A Model of Physician Leadership in Key Service Lines

During a session at the Becker’s Hospital Review 4th Annual Meeting in Chicago on May 11, William Cors, MD, chief medical quality office at Pocono Health System in East Stroudsburg, Penn., explained how the traditional medical staff model cannot effectively address the all the responsibilities today’s medical staff faces. He outlined a leadership model based around key service lines that embraces the new dynamic while keeping the focus on patient care.  

Dr. Cors advocates a service line model where “everything organized around output;” that is, a structure built around staff members working towards administering a certain set of clinical services or producing certain outcomes. This means staff structured around one of the following: a comprehensive management of a related group of conditions, such as cancer; managing the care of maintaining the health of a particular segment of the population, such as women; or around a certain process or procedure, such as joint replacement.

The benefits of this model include a greater degree of accountability for clinical outcomes, the ability to focus on specialized training for clinical staff and a greater degree of motivation and collaboration among staff members, said Dr. Cors.

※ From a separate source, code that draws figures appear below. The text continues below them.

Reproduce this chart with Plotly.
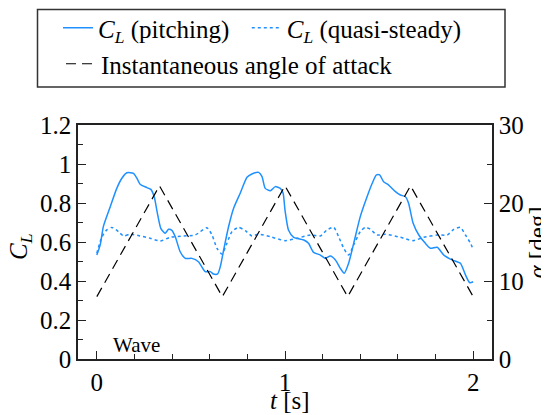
import plotly.graph_objects as go

# ---- data ----
t_pitch = [0, 0.018, 0.035, 0.071, 0.106, 0.133, 0.16, 0.195, 0.213, 0.23, 0.266, 0.287,
           0.305, 0.322, 0.34, 0.363, 0.381, 0.399, 0.417, 0.443, 0.47, 0.505, 0.54, 0.576,
           0.603, 0.62, 0.642, 0.656, 0.674, 0.7, 0.727, 0.762, 0.798, 0.824, 0.86, 0.878,
           0.895, 0.922, 0.948, 0.975, 0.99, 1.0, 1.019, 1.046, 1.1, 1.125, 1.152, 1.188,
           1.214, 1.241, 1.268, 1.294, 1.315, 1.338, 1.365, 1.4, 1.436, 1.463, 1.486, 1.503,
           1.524, 1.551, 1.587, 1.613, 1.64, 1.657, 1.681, 1.711, 1.746, 1.773, 1.809, 1.844,
           1.888, 1.932, 1.959, 1.982, 2.0]
cl_pitch = [0.533, 0.585, 0.68, 0.78, 0.875, 0.927, 0.955, 0.952, 0.927, 0.896, 0.879, 0.87,
            0.832, 0.747, 0.67, 0.645, 0.665, 0.66, 0.627, 0.55, 0.516, 0.516, 0.499, 0.448,
            0.448, 0.436, 0.436, 0.473, 0.559, 0.678, 0.773, 0.85, 0.932, 0.949, 0.957, 0.935,
            0.875, 0.863, 0.884, 0.875, 0.85, 0.764, 0.66, 0.624, 0.61, 0.593, 0.547, 0.533,
            0.516, 0.528, 0.508, 0.465, 0.44, 0.491, 0.593, 0.73, 0.832, 0.9, 0.944, 0.944,
            0.909, 0.892, 0.858, 0.841, 0.832, 0.798, 0.696, 0.636, 0.593, 0.568, 0.573, 0.533,
            0.508, 0.491, 0.431, 0.391, 0.396]

t_qs = [0, 0.027, 0.053, 0.08, 0.115, 0.142, 0.177, 0.23, 0.284, 0.337, 0.39, 0.461, 0.523,
        0.585, 0.612, 0.638, 0.665, 0.691, 0.718, 0.753, 0.789, 0.824, 0.86, 0.922, 1.0,
        1.064, 1.135, 1.188, 1.223, 1.259, 1.285, 1.312, 1.338, 1.365, 1.4, 1.427, 1.454,
        1.489, 1.533, 1.613, 1.681, 1.737, 1.809, 1.862, 1.897, 1.932, 1.959, 1.986, 2.0]
cl_qs = [0.542, 0.627, 0.662, 0.675, 0.653, 0.631, 0.64, 0.631, 0.619, 0.605, 0.624, 0.631,
         0.636, 0.673, 0.636, 0.568, 0.538, 0.593, 0.653, 0.675, 0.658, 0.631, 0.64, 0.627,
         0.607, 0.619, 0.636, 0.631, 0.662, 0.675, 0.627, 0.568, 0.533, 0.585, 0.653, 0.675,
         0.665, 0.636, 0.64, 0.624, 0.607, 0.624, 0.636, 0.636, 0.665, 0.675, 0.636, 0.593,
         0.562]

t_alpha = [0, 0.333, 0.667, 1.0, 1.333, 1.667, 2.0]
alpha_deg = [8, 22.2, 8, 22.2, 8, 22.2, 8]

x_ticks = [0, 1, 2]
y_ticks = [0, 0.2, 0.4, 0.6, 0.8, 1, 1.2]
y2_ticks = [0, 10, 20, 30]

names = ["<i>C</i><sub><i>L</i></sub> (pitching)\u00a0\u00a0",
         "<i>C</i><sub><i>L</i></sub> (quasi-steady)",
         "Instantaneous angle of attack"]
x_title = "<i>t</i> [s]"
y_title = "<i>C</i><sub><i>L</i></sub>"
y2_title = "<i>α</i> [deg]"
note = "Wave"

BLUE = "#1e90ff"
FONT = "Liberation Serif, Times New Roman, serif"
AX = "#222222"

fig = go.Figure()
fig.add_trace(go.Scatter(x=t_pitch, y=cl_pitch, mode="lines", name=names[0], legend="legend",
                         line=dict(color=BLUE, width=1.5, shape="spline", smoothing=0.6)))
fig.add_trace(go.Scatter(x=t_qs, y=cl_qs, mode="lines", name=names[1], legend="legend",
                         line=dict(color=BLUE, width=1.5, dash="dot", shape="spline", smoothing=0.6)))
fig.add_trace(go.Scatter(x=t_alpha, y=alpha_deg, mode="lines", name=names[2], yaxis="y2",
                         legend="legend2",
                         line=dict(color="black", width=1.2, dash="10px,6px")))

# page body has an 8px margin, so the figure is 8px smaller than the window
OFF = 8
W, H = 549 - OFF, 415 - OFF
L, R, T, B = 70, 57, 117, 56
pw, ph = W - L - R, H - T - B


def px(xs):
    """screen x -> paper x"""
    return (xs - OFF - L) / pw


def py(ys):
    """screen y -> paper y"""
    return (H - B - (ys - OFF)) / ph


leg_common = dict(orientation="h", xanchor="left", yanchor="top",
                  bgcolor="rgba(0,0,0,0)", borderwidth=0,
                  font=dict(family=FONT, size=25), itemwidth=30, traceorder="normal")

fig.update_layout(
    width=W, height=H,
    margin=dict(l=L, r=R, t=T, b=B, autoexpand=False),
    paper_bgcolor="white", plot_bgcolor="white",
    font=dict(family=FONT, size=25, color="black"),
    showlegend=True,
    legend=dict(x=px(58), y=py(5), **leg_common),
    legend2=dict(x=px(61), y=py(41), **leg_common),
    xaxis=dict(range=[-0.1, 2.1], tickvals=x_ticks, ticks="inside", ticklen=8, tickwidth=1.2,
               tickcolor=AX, showline=True, linecolor=AX, linewidth=1.5, mirror=True,
               showgrid=False, zeroline=False,
               minor=dict(dtick=0.2, tick0=0, ticks="inside", ticklen=5, tickwidth=1, tickcolor=AX)),
    yaxis=dict(range=[0, 1.2], tickvals=y_ticks, ticktext=[str(v) for v in y_ticks],
               ticks="inside", ticklen=8, tickwidth=1.2,
               tickcolor=AX, showline=True, linecolor=AX, linewidth=1.5,
               showgrid=False, zeroline=False,
               minor=dict(dtick=0.1, tick0=0, ticks="inside", ticklen=5, tickwidth=1, tickcolor=AX)),
    yaxis2=dict(range=[0, 30], tickvals=y2_ticks, overlaying="y", side="right",
                ticks="inside", ticklen=8, tickwidth=1.2, tickcolor=AX,
                showline=True, linecolor=AX, linewidth=1.5, showgrid=False, zeroline=False,
                minor=dict(dtick=5, tick0=0, ticks="inside", ticklen=5, tickwidth=1, tickcolor=AX)),
    shapes=[dict(type="rect", xref="paper", yref="paper",
                 x0=px(37.5), x1=px(505), y0=py(87), y1=py(9.5),
                 line=dict(color="#333333", width=1.5), fillcolor="rgba(0,0,0,0)")],
    annotations=[
        dict(text=note, x=0.075, y=0.072, xref="x", yref="y",
             xanchor="left", yanchor="middle", showarrow=False,
             font=dict(family=FONT, size=21, color="black")),
        dict(text=x_title, x=px(289.5), y=py(400.5), xref="paper", yref="paper",
             xanchor="center", yanchor="middle", showarrow=False,
             font=dict(family=FONT, size=25, color="black")),
        dict(text=y_title, x=px(20), y=py(247), xref="paper", yref="paper",
             xanchor="center", yanchor="middle", showarrow=False, textangle=-90,
             font=dict(family=FONT, size=25, color="black")),
        dict(text=y2_title, x=px(536.5), y=py(243), xref="paper", yref="paper",
             xanchor="center", yanchor="middle", showarrow=False, textangle=-90,
             font=dict(family=FONT, size=25, color="black")),
    ],
)

fig.write_html("out.html")
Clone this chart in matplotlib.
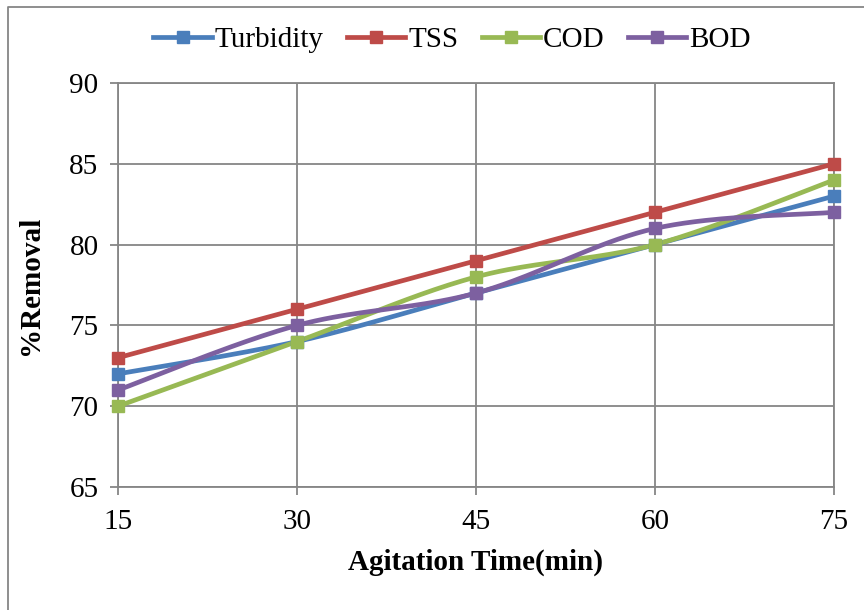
import numpy as np
import matplotlib.pyplot as plt
from matplotlib.lines import Line2D

plt.rcParams['font.family'] = ['Liberation Serif', 'DejaVu Serif']

# data
agitation_time = [15, 30, 45, 60, 75]
turbidity = [72, 74, 77, 80, 83]
tss = [73, 76, 79, 82, 85]
cod = [70, 74, 78, 80, 84]
bod = [71, 75, 77, 81, 82]

series_names = ['Turbidity', 'TSS', 'COD', 'BOD']
series_colors = ['#4A7EBB', '#BE4B48', '#98B954', '#7D60A0']


def smooth(x, y, n=40):
    # Excel-like smoothed line: Catmull-Rom control points on cubic Bezier
    x = np.asarray(x, float)
    y = np.asarray(y, float)
    pts = np.column_stack([x, y])
    out = [pts[0]]
    t = np.linspace(0, 1, n)[1:, None]
    for i in range(len(pts) - 1):
        p0 = pts[i - 1] if i > 0 else pts[i]
        p1, p2 = pts[i], pts[i + 1]
        p3 = pts[i + 2] if i + 2 < len(pts) else pts[i + 1]
        c1 = p1 + (p2 - p0) / 6
        c2 = p2 - (p3 - p1) / 6
        seg = ((1 - t) ** 3) * p1 + 3 * ((1 - t) ** 2) * t * c1 + 3 * (1 - t) * t ** 2 * c2 + t ** 3 * p2
        out.extend(seg)
    out = np.array(out)
    return out[:, 0], out[:, 1]


fig = plt.figure(figsize=(8.64, 6.10), dpi=100)
ax = fig.add_axes([118 / 864, 1 - 487 / 610, (834 - 118) / 864, (487 - 83) / 610])

grid_col = '#868686'
for name, vals, col in zip(series_names, [turbidity, tss, cod, bod], series_colors):
    sx, sy = smooth(agitation_time, vals)
    ax.plot(sx, sy, color=col, lw=3.4, solid_capstyle='round', clip_on=False, zorder=3)
    ax.plot(agitation_time, vals, ls='none', marker='s', ms=8, color=col, clip_on=False, zorder=4)

ax.set_xlim(15, 75)
ax.set_ylim(65, 90)
ax.set_xticks(agitation_time)
ax.set_yticks([65, 70, 75, 80, 85, 90])
ax.grid(True, color=grid_col, lw=1.3)
ax.set_axisbelow(True)
for s in ax.spines.values():
    s.set_color(grid_col)
    s.set_linewidth(1.3)
ax.tick_params(axis='both', direction='out', length=6, width=1.3, color=grid_col,
               labelsize=21, labelcolor='black')
ax.tick_params(axis='x', pad=10)
ax.tick_params(axis='y', pad=8)

ax.set_xlabel('Agitation Time(min)', fontsize=21, fontweight='bold', labelpad=10)
ax.set_ylabel('%Removal', fontsize=21, fontweight='bold', labelpad=18)

handles = [Line2D([], [], color=c, lw=3.4, marker='s', ms=8) for c in series_colors]
fig.legend(handles, series_names, loc='center', bbox_to_anchor=(452 / 864, 1 - 40 / 610),
           ncol=4, frameon=False, fontsize=21, handlelength=2.0, handletextpad=0.1,
           columnspacing=0.8)

# outer chart border (left and top visible in the crop)
fig.add_artist(Line2D([8 / 864, 8 / 864, 1.0], [0.0, 1 - 7 / 610, 1 - 7 / 610],
                      color=grid_col, lw=1.3, transform=fig.transFigure))

fig.savefig('out.png', dpi=100)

This model is led by dyad leadership, a collaboration between a physician and a non-physician, to both manage patient outcomes and oversee day-to-day operations. The chief medical executive is responsible for evidence-based practices and protocols, patient safety, quality metrics and related issues, and the chief executive is responsible for daily operations, budgeting, supply chain management and similar areas.

Dr. Cors stressed that this model is not one-size-fits-all, and would need to be adapted to best fit a hospital’s staff and needs. He recommends introducing this structure in one or two areas of a hospital, “something that is of strategic importance to your organization,” before rolling out the structure to the whole hospital or system.

Communication is also incredibly important to make the process run smoothly. “You need to communicate, and think how this is going to affect physicians already working within the organization,” he said.  “Think about who this is going to impact, and how,” he said, before transitioning to this model.